Hunting for Home Apparel

Hobby Lobby’s home apparel is 30% to 50% off this week, and since my home is in need of apparel, I decided to go check out the inventory.  I was looking for a couple big baskets to fit above my cupboards and some small tray-like baskets for the shelves around my television.

I had only been in Hobby Lobby a short while when I had to use the bathroom. I actually had to go earlier when I was in Target, but having an aversion to public waterworks, I decided to hold it.  By the time I was standing in the middle of Hobby Lobby, the urge was to the point that I either go or it would go for me, so I dashed to the ladies’ room at the back of the store only to find an “Out of Order” sign on the door giving permission for women to use the men’s bathroom. Normally, I would have waited until I got to my next destination, but as I said before, I wasn’t the one making the decisions at this point. I creaked the men’s bathroom door open and called in my best Mrs. Doubtfire, “Hellewwwww?” No one called back, so I inched in and, not seeing anyone, dashed to the nearest stall. In the middle of *everything* (insert knowing look here), I hear the door open, and then shoes appear in the stall next to me. Sneakers. Size 12. Men’s.

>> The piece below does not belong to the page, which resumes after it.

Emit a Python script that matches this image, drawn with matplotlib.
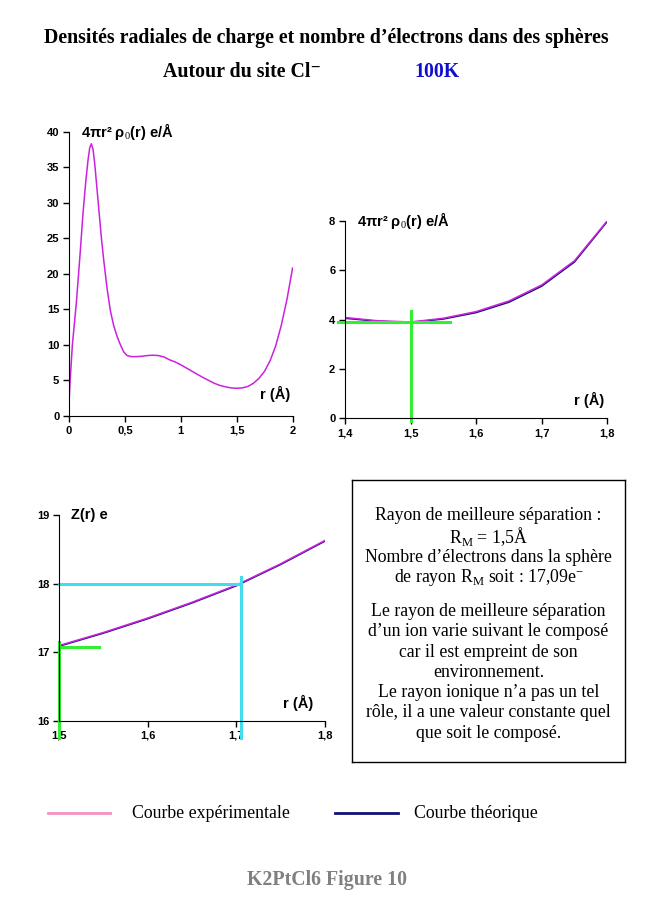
"""K2PtCl6, site Cl- at 100K: radial charge density and electron count in spheres."""

import matplotlib

matplotlib.use("Agg")
import matplotlib.pyplot as plt  # noqa: E402

# --- data ---------------------------------------------------------------
# panel 1: 4 pi r^2 rho0(r), full range
r_full = [0.0, 0.01, 0.03, 0.066, 0.1, 0.125, 0.15, 0.17, 0.185, 0.2, 0.215,
          0.23, 0.25, 0.27, 0.29, 0.31, 0.34, 0.37, 0.4, 0.43, 0.46, 0.49,
          0.52, 0.56, 0.6, 0.65, 0.7, 0.75, 0.8, 0.85, 0.9, 0.95, 1.0, 1.05,
          1.1, 1.15, 1.2, 1.25, 1.3, 1.35, 1.4, 1.45, 1.5, 1.55, 1.6, 1.65,
          1.7, 1.75, 1.8, 1.85, 1.9, 1.95, 2.0]
rho_exp_full = [2.0, 5.0, 10.0, 16.0, 23.0, 28.5, 33.0, 36.0, 37.7, 38.3,
                37.5, 35.5, 32.0, 28.5, 25.0, 22.0, 18.0, 14.8, 12.7, 11.2,
                10.0, 9.0, 8.5, 8.35, 8.35, 8.4, 8.5, 8.55, 8.5, 8.3, 7.9,
                7.6, 7.2, 6.75, 6.3, 5.85, 5.4, 5.0, 4.6, 4.3, 4.1, 3.95, 3.9,
                3.95, 4.15, 4.6, 5.3, 6.3, 7.8, 9.9, 12.8, 16.4, 20.8]

# panel 2: zoom on the minimum
r_zoom = [1.4, 1.45, 1.5, 1.55, 1.6, 1.65, 1.7, 1.75, 1.8]
rho_exp_zoom = [4.08, 3.95, 3.9, 4.05, 4.32, 4.75, 5.4, 6.38, 8.0]
rho_th_zoom = [4.05, 3.93, 3.88, 4.02, 4.28, 4.70, 5.35, 6.33, 7.97]

# panel 3: Z(r)
r_z = [1.5, 1.55, 1.6, 1.65, 1.7, 1.75, 1.8]
z_exp = [17.10, 17.29, 17.50, 17.73, 17.98, 18.29, 18.63]
z_th = [17.09, 17.28, 17.49, 17.72, 17.97, 18.28, 18.62]

R_M = 1.5
RHO_AT_RM = 3.9
Z_AT_RM = 17.08
R_18 = 1.705

C_EXP = "#CC22DD"
C_EXP_LEG = "#F48FC0"
C_TH = "#10107A"
C_GREEN = "#33EE33"
C_CYAN = "#44DDEE"

SANS = "Liberation Sans"
SERIF = ["Liberation Serif", "DejaVu Serif"]
YLAB = r"4$\mathregular{\pi}$r² ρ$_0$(r) e/Å"


def style_axes(ax, xticks, xlabels, yticks):
    for s in ("top", "right"):
        ax.spines[s].set_visible(False)
    ax.set_xticks(xticks)
    ax.set_xticklabels(xlabels)
    ax.set_yticks(yticks)
    ax.tick_params(direction="out", length=4, width=1, labelsize=8, pad=3)
    for lab in ax.get_xticklabels() + ax.get_yticklabels():
        lab.set_fontweight("bold")
        lab.set_family(SANS)


def axis_labels(ax, ylabel, x_y, x_r):
    ax.text(x_y, 1.0, ylabel, transform=ax.transAxes, fontsize=10.5,
            fontweight="bold", family=SANS, va="center")
    ax.text(x_r, 0.05, "r (Å)", transform=ax.transAxes, fontsize=10.5,
            fontweight="bold", family=SANS, ha="right", va="bottom")


plt.rcParams["mathtext.fontset"] = "custom"
plt.rcParams["mathtext.rm"] = "Liberation Serif"

fig = plt.figure(figsize=(6.53, 9.24), dpi=100)

# ---- panel 1 ----
ax1 = fig.add_axes([0.1057, 0.5498, 0.3423, 0.3077])
ax1.plot(r_full, rho_exp_full, color=C_EXP, lw=1.1)
ax1.set_xlim(0, 2)
ax1.set_ylim(0, 40)
style_axes(ax1, [0, 0.5, 1, 1.5, 2], ["0", "0,5", "1", "1,5", "2"],
           range(0, 41, 5))
axis_labels(ax1, YLAB, 0.054, 0.99)

# ---- panel 2 ----
ax2 = fig.add_axes([0.5283, 0.5473, 0.4017, 0.2138])
ax2.plot(r_zoom, rho_th_zoom, color=C_TH, lw=1.1)
ax2.plot(r_zoom, rho_exp_zoom, color=C_EXP, lw=1.1)
ax2.plot([1.39, 1.56], [RHO_AT_RM, RHO_AT_RM], color=C_GREEN, lw=2.2, clip_on=False)
ax2.plot([R_M, R_M], [-0.1, 4.35], color=C_GREEN, lw=2.2, clip_on=False)
ax2.set_xlim(1.4, 1.8)
ax2.set_ylim(0, 8)
style_axes(ax2, [1.4, 1.5, 1.6, 1.7, 1.8], ["1,4", "1,5", "1,6", "1,7", "1,8"],
           [0, 2, 4, 6, 8])
axis_labels(ax2, YLAB, 0.046, 0.99)

# ---- panel 3 ----
ax3 = fig.add_axes([0.0908, 0.2197, 0.4069, 0.2229])
ax3.plot(r_z, z_th, color=C_TH, lw=1.1)
ax3.plot(r_z, z_exp, color=C_EXP, lw=1.1)
ax3.plot([1.5, R_18], [18, 18], color=C_CYAN, lw=2.2, clip_on=False)
ax3.plot([R_18, R_18], [15.75, 18.1], color=C_CYAN, lw=2.2, clip_on=False)
ax3.plot([1.5, 1.545], [Z_AT_RM, Z_AT_RM], color=C_GREEN, lw=2.2, clip_on=False)
ax3.plot([R_M, R_M], [15.75, 17.15], color=C_GREEN, lw=2.2, clip_on=False)
ax3.set_xlim(1.5, 1.8)
ax3.set_ylim(16, 19)
style_axes(ax3, [1.5, 1.6, 1.7, 1.8], ["1,5", "1,6", "1,7", "1,8"],
           [16, 17, 18, 19])
axis_labels(ax3, "Z(r) e", 0.045, 0.955)

# ---- text box ----
box = fig.add_axes([352 / 653, 1 - 762 / 924, 273 / 653, 282 / 924])
box.set_xticks([])
box.set_yticks([])
for s in box.spines.values():
    s.set_linewidth(1.0)
box.text(0.5, 0.905, "Rayon de meilleure séparation :\n"
         "R$_\\mathregular{M}$ = 1,5Å\n"
         "Nombre d’électrons dans la sphère\n"
         "de rayon R$_\\mathregular{M}$ soit : 17,09e$^{\\mathregular{-}}$",
         ha="center", va="top", fontsize=12.8, family=SERIF, linespacing=1.08,
         transform=box.transAxes)
box.text(0.5, 0.563, "Le rayon de meilleure séparation\n"
         "d’un ion varie suivant le composé\n"
         "car il est empreint de son\n"
         "environnement.\n"
         "Le rayon ionique n’a pas un tel\n"
         "rôle, il a une valeur constante quel\n"
         "que soit le composé.",
         ha="center", va="top", fontsize=12.8, family=SERIF, linespacing=1.25,
         transform=box.transAxes)

# ---- titles, legend, footer ----
fig.text(326 / 653, 1 - 38 / 924,
         "Densités radiales de charge et nombre d’électrons dans des sphères",
         ha="center", va="center", fontsize=14.3, fontweight="bold", family=SERIF)
fig.text(242 / 653, 1 - 72 / 924, "Autour du site Cl⁻", ha="center",
         va="center", fontsize=14.3, fontweight="bold", family=SERIF)
fig.text(437 / 653, 1 - 72 / 924, "100K", ha="center", va="center",
         fontsize=14.3, fontweight="bold", family=SERIF, color="#1010CC")

y_leg = 1 - 813 / 924
fig.add_artist(plt.Line2D([48 / 653, 110 / 653], [y_leg, y_leg],
                          color=C_EXP_LEG, lw=2, transform=fig.transFigure))
fig.text(132 / 653, y_leg, "Courbe expérimentale", va="center", fontsize=12.8,
         family=SERIF)
fig.add_artist(plt.Line2D([335 / 653, 398 / 653], [y_leg, y_leg],
                          color=C_TH, lw=2, transform=fig.transFigure))
fig.text(414 / 653, y_leg, "Courbe théorique", va="center", fontsize=12.8,
         family=SERIF)

fig.text(327 / 653, 1 - 880 / 924, "K2PtCl6 Figure 10", ha="center",
         va="center", fontsize=14.3, fontweight="bold", family=SERIF,
         color="#808080")

fig.savefig("out.png", dpi=100)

“Ah, crap!” I thought (which was appropriate for where I was and what I was doing). I slid my Easytones out of his line of sight, the pink Reebok stripes most certainly incriminating me, and sat there waiting for him to leave. This dude must eat his fiber because he was done and out of there in a flash (or flush as the case may be). As he walked past the stall, I noticed he had on an olive drab t-shirt and similar colored shorts. I wanted to be able to identify him in the store for avoidance purposes, but now that I think about it, if I got a good look at him, he may have gotten. . .

Ewwwwww… I can’t think about that.

As soon as he finished washing his hands (kudos for being hygienic) and left, I flushed, zipped, washed, and waved my hand in front of the paper towel dispenser’s motion detector only to have it eject 2 inches of towel. “Good, holy Lord,” I mumbled a prayer, “now is not the time to be funny.” There I stood intermittently waving my hand at the detector and giving the paper towel a soft tug until I got enough to dry my hands. I rushed out of the bathroom, grabbed my cart and looking both ways for the man in olive drab and not seeing him, hung a right and headed to  he woven basket section. Peering around the corner of each shelf along the way like Castle and Becket hunting down a murder suspect, I swiftly turned down aisle after aisle until I was deep within the woven basket section. I calmed myself in order to finish perusing the goods of Hobby Lobby. My eyes latched on to a shiny black basket tray that would work perfectly for holding Netflix movies and extra Wii rechargeable batteries and would fit on the shelf by the tv.

Plus it was 30 % off.  By the time I realized I wasn’t going to find anything to go above my kitchen cupboards, I had forgotten all about the man in . . .  What was he wearing?